Plugging a phone line into the back of the box was still a pretty arcane practice. I wasn't on the WELL to see the brush clearing and barn-raising. Social conventions and colorful reputations were in place when I arrived. But I was there to witness the WELL's moment in the sun.
Most of the world wouldn't learn of this "www" thing Tom Berners-Lee had cooked up at Cern until about '94 or '95. But trend-watchers in academia and the press smelled something in the air much earlier. They were hearing about a social phenomenon called CMC, or computer-mediated communications. The authors and reporters came out of the woodwork looking for a story to tell.
Some of the journalists who came on safari were genuinely into the kind of new social space they found there, and tried to report on it accurately and discover its significance. Others -- those who came to write their first-person "An Innocent Abroad" tales -- were ultimately deemed carpetbaggers. Increasingly, scouring the press for mentions of the WELL became an exercise in deconstruction of criticism.

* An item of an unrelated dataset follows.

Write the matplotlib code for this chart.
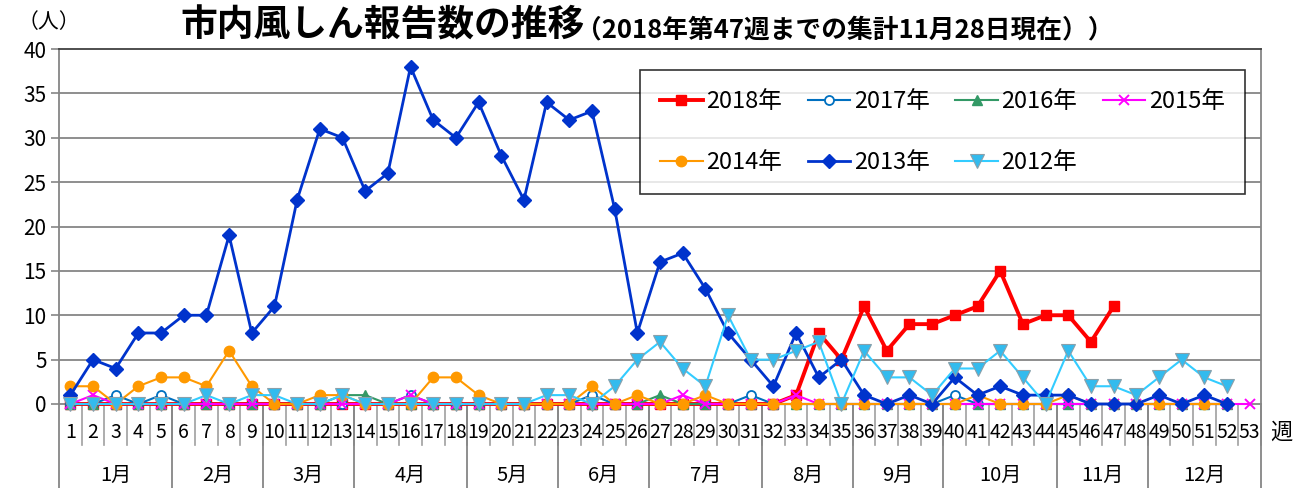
import matplotlib
matplotlib.use("Agg")
import matplotlib.pyplot as plt
import matplotlib.transforms as mtransforms

plt.rcParams['font.family'] = ['Noto Sans CJK JP', 'DejaVu Sans']

# ---------------- data ----------------
weeks = list(range(1, 54))
week_labels = [str(w) for w in weeks]
month_labels = ['1月', '2月', '3月', '4月', '5月', '6月', '7月', '8月', '9月', '10月', '11月', '12月']
month_week_counts = [5, 4, 4, 5, 4, 4, 5, 4, 4, 5, 4, 5]

y2018 = [0, 0, 0, 0, 0, 0, 0, 0, 0, 0, 0, 0, 0, 0, 0, 0, 0, 0, 0, 0,
         0, 0, 0, 0, 0, 0, 0, 0, 0, 0, 0, 0, 1, 8, 5, 11, 6, 9, 9, 10,
         11, 15, 9, 10, 10, 7, 11]
y2017 = [0, 0, 1, 0, 1, 0, 0, 0, 0, 0, 0, 0, 0, 0, 0, 1, 0, 0, 0, 0,
         0, 0, 0, 1, 0, 0, 0, 0, 0, 0, 1, 0, 0, 0, 0, 0, 0, 0, 0, 1,
         0, 0, 0, 0, 0, 0, 0, 0, 0, 0, 0, 0]
y2016 = [0, 0, 0, 0, 0, 0, 0, 0, 0, 0, 0, 0, 1, 1, 0, 0, 0, 0, 0, 0,
         0, 0, 0, 0, 0, 0, 1, 0, 0, 0, 0, 0, 0, 0, 0, 0, 0, 0, 0, 0,
         0, 0, 0, 0, 0, 0, 0, 0, 0, 0, 0, 0]
y2015 = [0, 1, 0, 0, 0, 0, 0, 0, 0, 0, 0, 0, 0, 0, 0, 1, 0, 0, 0, 0,
         0, 0, 0, 0, 0, 0, 0, 1, 0, 0, 0, 0, 1, 0, 0, 0, 0, 0, 0, 0,
         0, 0, 0, 0, 0, 0, 0, 0, 0, 0, 0, 0, 0]
y2014 = [2, 2, 0, 2, 3, 3, 2, 6, 2, 0, 0, 1, 1, 0, 0, 0, 3, 3, 1, 0,
         0, 0, 0, 2, 0, 1, 0, 0, 1, 0, 0, 0, 0, 0, 0, 0, 0, 0, 0, 0,
         1, 0, 0, 0, 1, 0, 0, 0, 0, 0, 0, 0]
y2013 = [1, 5, 4, 8, 8, 10, 10, 19, 8, 11, 23, 31, 30, 24, 26, 38, 32, 30, 34, 28,
         23, 34, 32, 33, 22, 8, 16, 17, 13, 8, 5, 2, 8, 3, 5, 1, 0, 1, 0, 3,
         1, 2, 1, 1, 1, 0, 0, 0, 1, 0, 1, 0]
y2012 = [0, 0, 0, 0, 0, 0, 1, 0, 1, 1, 0, 0, 1, 0, 0, 0, 0, 0, 0, 0,
         0, 1, 1, 0, 2, 5, 7, 4, 2, 10, 5, 5, 6, 7, 0, 6, 3, 3, 1, 4,
         4, 6, 3, 0, 6, 2, 2, 1, 3, 5, 3, 2]

series = [
    ('2018年', y2018, dict(color='#FF0000', lw=2.8, marker='s', ms=7.5, mfc='#FF0000', mec='#FF0000')),
    ('2017年', y2017, dict(color='#0070C0', lw=1.5, marker='o', ms=6.5, mfc='white', mec='#0070C0', mew=1.3)),
    ('2016年', y2016, dict(color='#339966', lw=1.5, marker='^', ms=7.5, mfc='#339966', mec='#339966')),
    ('2015年', y2015, dict(color='#FF00FF', lw=1.5, marker='x', ms=6.5, mec='#FF00FF', mew=1.4)),
    ('2014年', y2014, dict(color='#FF9900', lw=1.5, marker='o', ms=7.5, mfc='#FF9900', mec='#FF9900')),
    ('2013年', y2013, dict(color='#0033CC', lw=2.0, marker='D', ms=7.5, mfc='#0033CC', mec='#0033CC')),
    ('2012年', y2012, dict(color='#33CCFF', lw=1.5, marker='v', ms=10.5, mfc='#33BBEE', mec='#8AA0AA', mew=0.8)),
]

# ---------------- figure ----------------
W, H = 1303, 488
fig = plt.figure(figsize=(W / 100, H / 100), dpi=100)
L, R, T, B = 59, 1261, 49, 404
ax = fig.add_axes([L / W, 1 - B / H, (R - L) / W, (B - T) / H])

handles = {}
for i, (name, ys, st) in enumerate(series):
    xs = weeks[:len(ys)]
    h, = ax.plot(xs, ys, label=name, zorder=3 + i, clip_on=False, **st)
    handles[name] = h

ax.set_xlim(0.5, 53.5)
ax.set_ylim(0, 40)
ax.set_yticks(range(0, 41, 5))
ax.tick_params(axis='y', labelsize=15, length=6, width=1.2, color='#868686', pad=3)
ax.set_xticks([])
for yv in range(5, 40, 5):
    ax.axhline(yv, color='#868686', lw=1.3, zorder=1)
for s in ['left', 'right', 'bottom']:
    ax.spines[s].set_color('#868686')
    ax.spines[s].set_linewidth(1.3)
ax.spines['top'].set_color('#404040')
ax.spines['top'].set_linewidth(1.3)
ax.spines['bottom'].set_zorder(2)

# category axis (weeks + months)
trans = mtransforms.blended_transform_factory(ax.transData, ax.transAxes)
wk_depth = -41 / (B - T)
mo_depth = -84 / (B - T)
for w in weeks:
    ax.text(w, -28 / (B - T), week_labels[w - 1], transform=trans, ha='center', va='center',
            fontsize=14, clip_on=False)
    ax.plot([w + 0.5, w + 0.5], [0, wk_depth], transform=trans, color='#A0A0A0', lw=1.2, clip_on=False)
ax.text(53.5 + 0.9, -28 / (B - T), '週', transform=trans, ha='center', va='center', fontsize=16)

start = 0.5
ax.plot([start, start], [0, mo_depth], transform=trans, color='#868686', lw=1.3, clip_on=False)
for lab, n in zip(month_labels, month_week_counts):
    end = start + n
    ax.plot([end, end], [0, mo_depth], transform=trans, color='#868686', lw=1.3, clip_on=False)
    ax.text((start + end) / 2, -71 / (B - T), lab, transform=trans, ha='center', va='center',
            fontsize=14.5, clip_on=False)
    start = end

# legend (row-wise order)
order = ['2018年', '2014年', '2017年', '2013年', '2016年', '2012年', '2015年']
lg_x0, lg_x1, lg_top, lg_bot = 640, 1245, 70, 188
leg = ax.legend([handles[k] for k in order], order, ncol=4, loc='upper left',
                bbox_to_anchor=((lg_x0 - L) / (R - L), (B - lg_bot) / (B - T),
                                (lg_x1 - lg_x0) / (R - L), (lg_bot - lg_top) / (B - T)),
                mode='expand', fontsize=17, frameon=True, fancybox=False, edgecolor='black',
                handlelength=1.8, handletextpad=0.15, labelspacing=1.6, borderpad=0.85,
                columnspacing=0.5, borderaxespad=0)
leg.get_frame().set_linewidth(1.2)
leg.set_zorder(20)

# titles
fig.text(18 / W, 1 - 22 / H, '（人）', fontsize=15, va='center', ha='left')
t1 = fig.text(180 / W, 1 - 37 / H, '市内風しん報告数の推移', fontsize=26.5, weight='bold', va='baseline')
fig.canvas.draw()
bb = t1.get_window_extent()
fig.text((bb.x1 - 8) / W, 1 - 37 / H, '（2018年第47週までの集計11月28日現在））', fontsize=18.5,
         weight='bold', va='baseline')

fig.savefig('out.png', dpi=100)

The WELL was, as a collective, pretty cocky. A "rich guy" bought it and imagined variously a WELL with a million users, or a thousand little cell WELLs. Mind you, the WELL was then a group of about 10,000 people with only about half really logging on, and only a couple hundred doing most of the talking.
The "rich guy" was eventually run out of town on a virtual rail for failing to understand what his changes would mean to the social fabric. He thought the WELL community should be flattered that he thought so highly of what he believed it represented for the world's social evolution. He thought the community should love the idea of scaling it up by several orders of magnitude. He thought wrong.
Today there are fewer than 6,400 WELL users. Of those, fewer than 2,300 have visited in the last month, and less than 1,500 in the last week. In Internet numbers that would be ... um, none.
The WELL has a media conference. Conferences consist of topics, and topics consist of responses. A topic is good for about 2,000 responses. If a topic gets full, it gets closed, saved for future reading and a new one is opened in which the discussion may continue.
The topic "Media Mentions About the WELL" had to be cycled three times in 1995. The last incarnation was opened in February 1996, and 5 1/2 years later is only three quarters of the way toward full. And since it hasn't received a single new response posted in the last 20 months, it looks like it will last a while. It might outlast the WELL. This data set suggests a fairly dramatic bell curve.
There had long been a tension on the WELL between those who knew a sound business model came down to growth or death, and those who knew that the WELL's workable social model was that of an intimate intellectual and recreational salon.
The critics of the anti-growth Luddites warned that the WELL would become the Colonial Williamsburg of cyberspace. That analogy suggests not only a place stuck in time where archaic tasks are performed with archaic tools, but also that these things are done for the amusement of hordes of visitors.
There will be no hordes of visitors.
Nobody much cares for the arcania to be found there. A better analogy would be the Renaissance Festival of cyberspace or even the Civil War re-enactment of cyberspace. WELL users will tolerate an audience for their recreation but don't require one to enjoy donning traditional garb and engaging in ritualistic activity. Lurkers are merrily bilked for a cover charge because it keeps the gates open. But unlike Colonial Williamsburg -- and just like Ren Fests and ante-bellum battlefields -- the colorful characters are there for their own amusement.
I hear from people on the WELL that they still feel a well.com e-mail address carries prestige. I don't know enough to say with certainty that within 50 miles of San Francisco it may still yet, but I don't see this prestige any longer. At a time when only a million Americans had ever heard of the Internet, half of them had heard of the WELL, and many held it in awe or were threatened or intimidated by it. Nowadays, to no significant percentage has anyone heard of the place.
When the "rich guy" got tired of derision, he unloaded the WELL. With its hip cache still worth something, it wound up the property of that coolest of Web-based publications, Salon.com.
As Salon itself struggles through the dot.com shakeout, the future of the WELL is uncertain. Some people on the WELL believe that if and when Salon goes under (last week its stock was unlisted due to falling value), the conferencing system will be a salable asset that will find a new owner and continue. I'm less sanguine about the commercial future of the WELL. But I am confident that the means will be found for this resilient community to continue to thrive and provide value for its core membership.
During the "rich guy" scare, members of the community built a lifeboat. A parallel conferencing system called the River (www.river.org) was created. Years later it remains at the ready. It may be time to check the condition of the hull and fittings.